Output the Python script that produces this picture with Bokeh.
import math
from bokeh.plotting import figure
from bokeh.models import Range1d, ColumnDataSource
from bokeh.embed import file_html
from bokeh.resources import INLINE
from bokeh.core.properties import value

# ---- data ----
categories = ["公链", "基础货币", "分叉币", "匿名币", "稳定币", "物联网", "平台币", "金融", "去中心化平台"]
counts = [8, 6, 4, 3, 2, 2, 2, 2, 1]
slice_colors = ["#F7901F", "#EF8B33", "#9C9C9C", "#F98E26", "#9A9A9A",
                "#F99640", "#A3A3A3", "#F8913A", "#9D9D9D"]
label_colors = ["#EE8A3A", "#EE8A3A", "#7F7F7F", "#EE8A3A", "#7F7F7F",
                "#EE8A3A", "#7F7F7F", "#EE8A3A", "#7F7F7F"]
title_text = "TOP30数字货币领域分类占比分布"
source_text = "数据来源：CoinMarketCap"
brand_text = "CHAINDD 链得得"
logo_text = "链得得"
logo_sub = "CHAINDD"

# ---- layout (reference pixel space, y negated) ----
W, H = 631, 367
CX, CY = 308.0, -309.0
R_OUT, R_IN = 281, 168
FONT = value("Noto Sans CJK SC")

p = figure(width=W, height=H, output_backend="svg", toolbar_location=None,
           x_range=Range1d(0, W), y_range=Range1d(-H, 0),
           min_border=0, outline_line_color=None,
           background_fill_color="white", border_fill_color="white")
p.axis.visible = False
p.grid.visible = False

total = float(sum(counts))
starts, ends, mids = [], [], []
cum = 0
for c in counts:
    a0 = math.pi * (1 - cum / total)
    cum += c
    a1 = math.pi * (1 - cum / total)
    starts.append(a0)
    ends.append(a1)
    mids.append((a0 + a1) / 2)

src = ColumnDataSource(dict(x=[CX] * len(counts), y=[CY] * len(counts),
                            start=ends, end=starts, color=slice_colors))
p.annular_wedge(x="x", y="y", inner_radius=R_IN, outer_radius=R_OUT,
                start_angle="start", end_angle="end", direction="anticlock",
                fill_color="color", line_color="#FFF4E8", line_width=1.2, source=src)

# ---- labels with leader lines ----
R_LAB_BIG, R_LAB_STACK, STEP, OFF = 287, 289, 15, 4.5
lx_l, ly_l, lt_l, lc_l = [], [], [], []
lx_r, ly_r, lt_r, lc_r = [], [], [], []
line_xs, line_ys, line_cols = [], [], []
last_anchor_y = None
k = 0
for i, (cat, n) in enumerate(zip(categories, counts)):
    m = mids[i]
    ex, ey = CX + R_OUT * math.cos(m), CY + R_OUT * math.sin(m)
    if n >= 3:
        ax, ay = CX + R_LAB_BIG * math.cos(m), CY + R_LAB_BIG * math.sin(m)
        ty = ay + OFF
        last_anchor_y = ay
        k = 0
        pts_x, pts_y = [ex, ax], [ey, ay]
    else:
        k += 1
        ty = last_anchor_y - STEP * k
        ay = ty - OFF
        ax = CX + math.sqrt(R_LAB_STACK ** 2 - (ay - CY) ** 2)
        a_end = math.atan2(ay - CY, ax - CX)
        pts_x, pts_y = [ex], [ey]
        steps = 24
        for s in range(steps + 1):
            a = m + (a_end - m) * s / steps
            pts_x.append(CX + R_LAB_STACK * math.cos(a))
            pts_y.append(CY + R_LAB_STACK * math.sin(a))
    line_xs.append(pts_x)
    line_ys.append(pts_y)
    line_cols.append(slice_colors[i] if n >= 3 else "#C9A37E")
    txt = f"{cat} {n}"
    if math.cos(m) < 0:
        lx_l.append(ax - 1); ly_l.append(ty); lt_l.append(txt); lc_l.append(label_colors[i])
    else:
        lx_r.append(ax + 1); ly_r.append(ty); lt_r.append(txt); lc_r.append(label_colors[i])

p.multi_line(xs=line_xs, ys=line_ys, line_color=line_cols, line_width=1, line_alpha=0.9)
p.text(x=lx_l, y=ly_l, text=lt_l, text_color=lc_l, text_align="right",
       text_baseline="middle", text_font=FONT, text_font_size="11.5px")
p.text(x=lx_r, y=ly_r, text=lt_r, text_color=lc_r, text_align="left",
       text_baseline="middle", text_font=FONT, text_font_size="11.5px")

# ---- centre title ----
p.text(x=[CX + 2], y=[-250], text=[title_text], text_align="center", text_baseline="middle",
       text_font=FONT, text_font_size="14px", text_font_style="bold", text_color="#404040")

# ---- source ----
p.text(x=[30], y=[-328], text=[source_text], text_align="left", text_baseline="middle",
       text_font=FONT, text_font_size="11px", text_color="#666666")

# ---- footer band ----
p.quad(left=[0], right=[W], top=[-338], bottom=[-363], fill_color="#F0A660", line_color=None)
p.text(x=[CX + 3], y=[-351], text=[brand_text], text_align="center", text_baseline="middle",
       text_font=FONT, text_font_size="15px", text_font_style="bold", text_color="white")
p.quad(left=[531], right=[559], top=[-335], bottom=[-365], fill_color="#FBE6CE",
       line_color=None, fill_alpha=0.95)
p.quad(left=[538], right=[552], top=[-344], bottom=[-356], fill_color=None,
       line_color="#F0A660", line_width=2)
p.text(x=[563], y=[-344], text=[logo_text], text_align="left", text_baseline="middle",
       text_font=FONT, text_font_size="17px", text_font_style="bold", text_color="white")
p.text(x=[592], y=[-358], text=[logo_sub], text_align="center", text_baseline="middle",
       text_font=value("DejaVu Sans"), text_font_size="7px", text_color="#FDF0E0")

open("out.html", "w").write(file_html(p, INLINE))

EXERCISE OBJECTIVE
Word for word, restate all of the data shown above.

OUTPUT OF THE TASK
Output the Python script that produces this picture with Bokeh.
import math
from bokeh.plotting import figure
from bokeh.models import Range1d, ColumnDataSource
from bokeh.embed import file_html
from bokeh.resources import INLINE
from bokeh.core.properties import value

# ---- data ----
categories = ["公链", "基础货币", "分叉币", "匿名币", "稳定币", "物联网", "平台币", "金融", "去中心化平台"]
counts = [8, 6, 4, 3, 2, 2, 2, 2, 1]
slice_colors = ["#F7901F", "#EF8B33", "#9C9C9C", "#F98E26", "#9A9A9A",
                "#F99640", "#A3A3A3", "#F8913A", "#9D9D9D"]
label_colors = ["#EE8A3A", "#EE8A3A", "#7F7F7F", "#EE8A3A", "#7F7F7F",
                "#EE8A3A", "#7F7F7F", "#EE8A3A", "#7F7F7F"]
title_text = "TOP30数字货币领域分类占比分布"
source_text = "数据来源：CoinMarketCap"
brand_text = "CHAINDD 链得得"
logo_text = "链得得"
logo_sub = "CHAINDD"

# ---- layout (reference pixel space, y negated) ----
W, H = 631, 367
CX, CY = 308.0, -309.0
R_OUT, R_IN = 281, 168
FONT = value("Noto Sans CJK SC")

p = figure(width=W, height=H, output_backend="svg", toolbar_location=None,
           x_range=Range1d(0, W), y_range=Range1d(-H, 0),
           min_border=0, outline_line_color=None,
           background_fill_color="white", border_fill_color="white")
p.axis.visible = False
p.grid.visible = False

total = float(sum(counts))
starts, ends, mids = [], [], []
cum = 0
for c in counts:
    a0 = math.pi * (1 - cum / total)
    cum += c
    a1 = math.pi * (1 - cum / total)
    starts.append(a0)
    ends.append(a1)
    mids.append((a0 + a1) / 2)

src = ColumnDataSource(dict(x=[CX] * len(counts), y=[CY] * len(counts),
                            start=ends, end=starts, color=slice_colors))
p.annular_wedge(x="x", y="y", inner_radius=R_IN, outer_radius=R_OUT,
                start_angle="start", end_angle="end", direction="anticlock",
                fill_color="color", line_color="#FFF4E8", line_width=1.2, source=src)

# ---- labels with leader lines ----
R_LAB_BIG, R_LAB_STACK, STEP, OFF = 287, 289, 15, 4.5
lx_l, ly_l, lt_l, lc_l = [], [], [], []
lx_r, ly_r, lt_r, lc_r = [], [], [], []
line_xs, line_ys, line_cols = [], [], []
last_anchor_y = None
k = 0
for i, (cat, n) in enumerate(zip(categories, counts)):
    m = mids[i]
    ex, ey = CX + R_OUT * math.cos(m), CY + R_OUT * math.sin(m)
    if n >= 3:
        ax, ay = CX + R_LAB_BIG * math.cos(m), CY + R_LAB_BIG * math.sin(m)
        ty = ay + OFF
        last_anchor_y = ay
        k = 0
        pts_x, pts_y = [ex, ax], [ey, ay]
    else:
        k += 1
        ty = last_anchor_y - STEP * k
        ay = ty - OFF
        ax = CX + math.sqrt(R_LAB_STACK ** 2 - (ay - CY) ** 2)
        a_end = math.atan2(ay - CY, ax - CX)
        pts_x, pts_y = [ex], [ey]
        steps = 24
        for s in range(steps + 1):
            a = m + (a_end - m) * s / steps
            pts_x.append(CX + R_LAB_STACK * math.cos(a))
            pts_y.append(CY + R_LAB_STACK * math.sin(a))
    line_xs.append(pts_x)
    line_ys.append(pts_y)
    line_cols.append(slice_colors[i] if n >= 3 else "#C9A37E")
    txt = f"{cat} {n}"
    if math.cos(m) < 0:
        lx_l.append(ax - 1); ly_l.append(ty); lt_l.append(txt); lc_l.append(label_colors[i])
    else:
        lx_r.append(ax + 1); ly_r.append(ty); lt_r.append(txt); lc_r.append(label_colors[i])

p.multi_line(xs=line_xs, ys=line_ys, line_color=line_cols, line_width=1, line_alpha=0.9)
p.text(x=lx_l, y=ly_l, text=lt_l, text_color=lc_l, text_align="right",
       text_baseline="middle", text_font=FONT, text_font_size="11.5px")
p.text(x=lx_r, y=ly_r, text=lt_r, text_color=lc_r, text_align="left",
       text_baseline="middle", text_font=FONT, text_font_size="11.5px")

# ---- centre title ----
p.text(x=[CX + 2], y=[-250], text=[title_text], text_align="center", text_baseline="middle",
       text_font=FONT, text_font_size="14px", text_font_style="bold", text_color="#404040")

# ---- source ----
p.text(x=[30], y=[-328], text=[source_text], text_align="left", text_baseline="middle",
       text_font=FONT, text_font_size="11px", text_color="#666666")

# ---- footer band ----
p.quad(left=[0], right=[W], top=[-338], bottom=[-363], fill_color="#F0A660", line_color=None)
p.text(x=[CX + 3], y=[-351], text=[brand_text], text_align="center", text_baseline="middle",
       text_font=FONT, text_font_size="15px", text_font_style="bold", text_color="white")
p.quad(left=[531], right=[559], top=[-335], bottom=[-365], fill_color="#FBE6CE",
       line_color=None, fill_alpha=0.95)
p.quad(left=[538], right=[552], top=[-344], bottom=[-356], fill_color=None,
       line_color="#F0A660", line_width=2)
p.text(x=[563], y=[-344], text=[logo_text], text_align="left", text_baseline="middle",
       text_font=FONT, text_font_size="17px", text_font_style="bold", text_color="white")
p.text(x=[592], y=[-358], text=[logo_sub], text_align="center", text_baseline="middle",
       text_font=value("DejaVu Sans"), text_font_size="7px", text_color="#FDF0E0")

open("out.html", "w").write(file_html(p, INLINE))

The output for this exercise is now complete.